# Welcome, Amelia!



## Christemo (Oct 5, 2011)

We just brought our baby Amelia home last night. She was a Geoffery for a while until we saw, well, that he was a she. 








Crawling all over Mommy.









After her first bath, because she was covered in pewps.









She got over it quickly.

She's a huge snuggler.  She was snuggled in her towel all night after her bath.


----------



## LarryT (May 12, 2009)

Thanks for sharing all these great pics!  Amelia is a doll, you should enter her in the hedge-o-ween picture contest.  
viewtopic.php?f=17&t=13898&start=0


----------



## I<3Hejji (Aug 29, 2010)

She is gorgeous!


----------



## shetland (Sep 2, 2008)

She is a sweet little angel!


----------



## shawnwk1 (Jul 8, 2011)

adorable so tiny


----------



## PJM (May 7, 2010)

Amelia is adorable!!


----------



## hanhan27 (May 12, 2011)

Oh my goodness, what a beautiful little girl! And I LOVE her name - I almost named my hedgehog Amelia (she's an explorer and I thought Amelia (as in Earhart) would be perfect!) but I decided on Mildred. 

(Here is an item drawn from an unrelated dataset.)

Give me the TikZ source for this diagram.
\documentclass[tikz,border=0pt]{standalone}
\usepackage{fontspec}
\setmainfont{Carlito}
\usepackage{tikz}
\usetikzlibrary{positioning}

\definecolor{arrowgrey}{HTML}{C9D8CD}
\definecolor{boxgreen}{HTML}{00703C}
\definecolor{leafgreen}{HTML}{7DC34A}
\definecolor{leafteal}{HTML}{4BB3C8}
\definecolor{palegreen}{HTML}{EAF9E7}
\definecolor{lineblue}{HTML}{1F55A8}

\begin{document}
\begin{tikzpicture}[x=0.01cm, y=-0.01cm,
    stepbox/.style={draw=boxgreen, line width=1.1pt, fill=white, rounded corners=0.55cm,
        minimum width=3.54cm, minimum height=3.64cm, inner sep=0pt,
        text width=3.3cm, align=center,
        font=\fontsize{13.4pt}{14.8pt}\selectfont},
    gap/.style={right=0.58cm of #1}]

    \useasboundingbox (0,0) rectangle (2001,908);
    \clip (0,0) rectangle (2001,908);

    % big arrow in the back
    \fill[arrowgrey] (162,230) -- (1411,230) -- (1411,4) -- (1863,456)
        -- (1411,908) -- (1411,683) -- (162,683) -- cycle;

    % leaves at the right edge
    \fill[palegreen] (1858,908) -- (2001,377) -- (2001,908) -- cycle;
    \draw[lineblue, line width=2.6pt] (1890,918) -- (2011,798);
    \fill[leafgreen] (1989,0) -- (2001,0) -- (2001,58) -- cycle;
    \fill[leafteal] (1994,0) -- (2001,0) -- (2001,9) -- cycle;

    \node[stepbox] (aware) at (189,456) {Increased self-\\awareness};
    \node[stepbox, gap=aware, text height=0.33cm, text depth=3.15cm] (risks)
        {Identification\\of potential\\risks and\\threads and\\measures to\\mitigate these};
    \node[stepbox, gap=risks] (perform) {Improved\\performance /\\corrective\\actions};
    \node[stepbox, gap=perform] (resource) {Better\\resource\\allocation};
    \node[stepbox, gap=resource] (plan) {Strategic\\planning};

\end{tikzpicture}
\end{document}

Is she a pinto? The first picture almost looks like she has a pinto spot on her side.

*Swoons* I <3 her! What a beautiful hedgie.


----------



## Hedgieonboard (Nov 15, 2009)

Amelia is beautiful, congrats  On a side note I really love your nails!


----------



## Christemo (Oct 5, 2011)

She's got a reversed skunk pattern going on... dark, banded bit down the middle and white on the outside.

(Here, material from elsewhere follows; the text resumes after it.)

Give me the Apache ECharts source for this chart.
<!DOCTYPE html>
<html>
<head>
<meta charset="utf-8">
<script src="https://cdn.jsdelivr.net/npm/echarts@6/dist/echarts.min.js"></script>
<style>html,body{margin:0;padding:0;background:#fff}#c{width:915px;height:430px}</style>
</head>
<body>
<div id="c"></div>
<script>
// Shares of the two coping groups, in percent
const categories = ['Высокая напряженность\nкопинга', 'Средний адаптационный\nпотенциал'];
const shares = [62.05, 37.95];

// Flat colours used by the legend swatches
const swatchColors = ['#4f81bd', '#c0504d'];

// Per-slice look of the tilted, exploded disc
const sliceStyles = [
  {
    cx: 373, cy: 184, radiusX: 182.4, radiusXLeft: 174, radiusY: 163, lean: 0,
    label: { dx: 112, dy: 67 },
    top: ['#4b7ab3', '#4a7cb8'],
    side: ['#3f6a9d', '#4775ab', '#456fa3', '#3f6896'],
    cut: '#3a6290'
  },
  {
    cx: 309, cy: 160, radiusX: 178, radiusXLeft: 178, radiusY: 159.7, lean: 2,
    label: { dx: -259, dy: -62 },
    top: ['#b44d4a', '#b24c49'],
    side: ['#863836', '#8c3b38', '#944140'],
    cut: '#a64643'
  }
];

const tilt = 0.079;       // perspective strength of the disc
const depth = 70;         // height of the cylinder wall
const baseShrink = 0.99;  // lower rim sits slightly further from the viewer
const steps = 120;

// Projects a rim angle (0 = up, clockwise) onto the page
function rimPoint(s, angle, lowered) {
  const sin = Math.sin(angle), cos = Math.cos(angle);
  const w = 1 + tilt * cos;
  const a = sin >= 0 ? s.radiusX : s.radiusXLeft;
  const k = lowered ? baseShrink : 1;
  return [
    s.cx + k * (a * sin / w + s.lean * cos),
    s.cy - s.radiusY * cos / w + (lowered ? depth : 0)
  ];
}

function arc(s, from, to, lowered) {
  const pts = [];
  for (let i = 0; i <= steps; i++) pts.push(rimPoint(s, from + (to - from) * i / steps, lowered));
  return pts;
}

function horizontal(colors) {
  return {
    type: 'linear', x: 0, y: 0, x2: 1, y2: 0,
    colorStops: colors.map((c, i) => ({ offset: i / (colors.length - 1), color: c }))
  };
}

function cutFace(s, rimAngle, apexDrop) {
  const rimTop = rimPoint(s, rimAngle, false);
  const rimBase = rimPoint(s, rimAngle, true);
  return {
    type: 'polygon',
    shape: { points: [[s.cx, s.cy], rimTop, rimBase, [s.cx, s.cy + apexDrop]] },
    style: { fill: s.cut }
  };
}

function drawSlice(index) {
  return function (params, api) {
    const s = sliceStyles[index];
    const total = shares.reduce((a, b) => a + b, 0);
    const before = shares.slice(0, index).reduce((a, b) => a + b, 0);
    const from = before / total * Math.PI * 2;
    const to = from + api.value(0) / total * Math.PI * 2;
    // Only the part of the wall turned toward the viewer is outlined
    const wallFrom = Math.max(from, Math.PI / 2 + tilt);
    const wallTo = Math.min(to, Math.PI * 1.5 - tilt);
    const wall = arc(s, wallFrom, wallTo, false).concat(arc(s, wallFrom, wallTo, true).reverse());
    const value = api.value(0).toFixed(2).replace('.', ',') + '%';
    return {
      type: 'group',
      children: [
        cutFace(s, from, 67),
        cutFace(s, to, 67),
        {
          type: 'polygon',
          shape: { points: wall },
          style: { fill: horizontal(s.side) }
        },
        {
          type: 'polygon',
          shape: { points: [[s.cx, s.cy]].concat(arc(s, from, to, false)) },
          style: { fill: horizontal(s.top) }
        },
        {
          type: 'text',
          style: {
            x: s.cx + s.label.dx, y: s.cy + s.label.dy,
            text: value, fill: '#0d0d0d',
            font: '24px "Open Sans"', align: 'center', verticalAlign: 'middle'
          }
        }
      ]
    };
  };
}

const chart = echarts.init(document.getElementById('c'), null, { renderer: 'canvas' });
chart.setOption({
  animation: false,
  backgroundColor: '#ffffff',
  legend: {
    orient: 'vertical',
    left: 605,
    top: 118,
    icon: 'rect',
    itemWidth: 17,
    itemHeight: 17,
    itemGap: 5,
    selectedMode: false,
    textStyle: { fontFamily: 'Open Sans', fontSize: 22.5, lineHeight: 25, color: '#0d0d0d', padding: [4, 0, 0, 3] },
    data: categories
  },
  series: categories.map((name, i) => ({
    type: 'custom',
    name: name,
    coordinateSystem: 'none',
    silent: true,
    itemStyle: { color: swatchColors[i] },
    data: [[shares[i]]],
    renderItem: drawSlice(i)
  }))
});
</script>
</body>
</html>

(Ignore my mug and look at her cute widdle face. :] )










Hedgie - Thanks!


----------



## Christemo (Oct 5, 2011)

Can I just say how gosh darn cute she is?
Boyfriend sent this to me today:

http://www.youtube.com/watch?v=EkeF7H53 ... ideo_title


----------



## starby (Apr 25, 2010)

Adorable!!! Such a sweetie! I LOVE the name Amelia too! Wimbley would have been named that if he were a girl!


----------



## Christemo (Oct 5, 2011)

Look at the little feetsies... gosh, I miss her. Can't wait for Thursday


----------



## hanhan27 (May 12, 2011)

Bahaha! "What chu lookin' at???" :lol: So cute!


----------



## PJM (May 7, 2010)

Awwwwe! Such a sweet picture! I love her little feet too!


----------



## Christemo (Oct 5, 2011)

Eee...


----------



## Hedgieonboard (Nov 15, 2009)

That last one is just too adorable


----------



## PJM (May 7, 2010)

Awwwe! Such a sweet little face!


----------



## zorropirate (Aug 13, 2010)

Ah! Congrats! what a cutiepie!!


----------



## shetland (Sep 2, 2008)

Adorable!


----------



## 3dgsuperfan (Sep 12, 2011)

Oh my goodness she is absolutely beautiful!!! I LOVE her colors!!!!! I watched the video and I must say im very jealous! Mine is too scared to run around on me like that.. He would run right off the bed if I tried


----------



## Christemo (Oct 5, 2011)

She says thank you :]









"hewoo how does dis works?"


----------



## 3dgsuperfan (Sep 12, 2011)

HA!! I love it! Too cute  I love this forum


----------



## Christemo (Oct 5, 2011)

We drove up to That Pet Place in York today and picked her up a new playpen... it's huge.


----------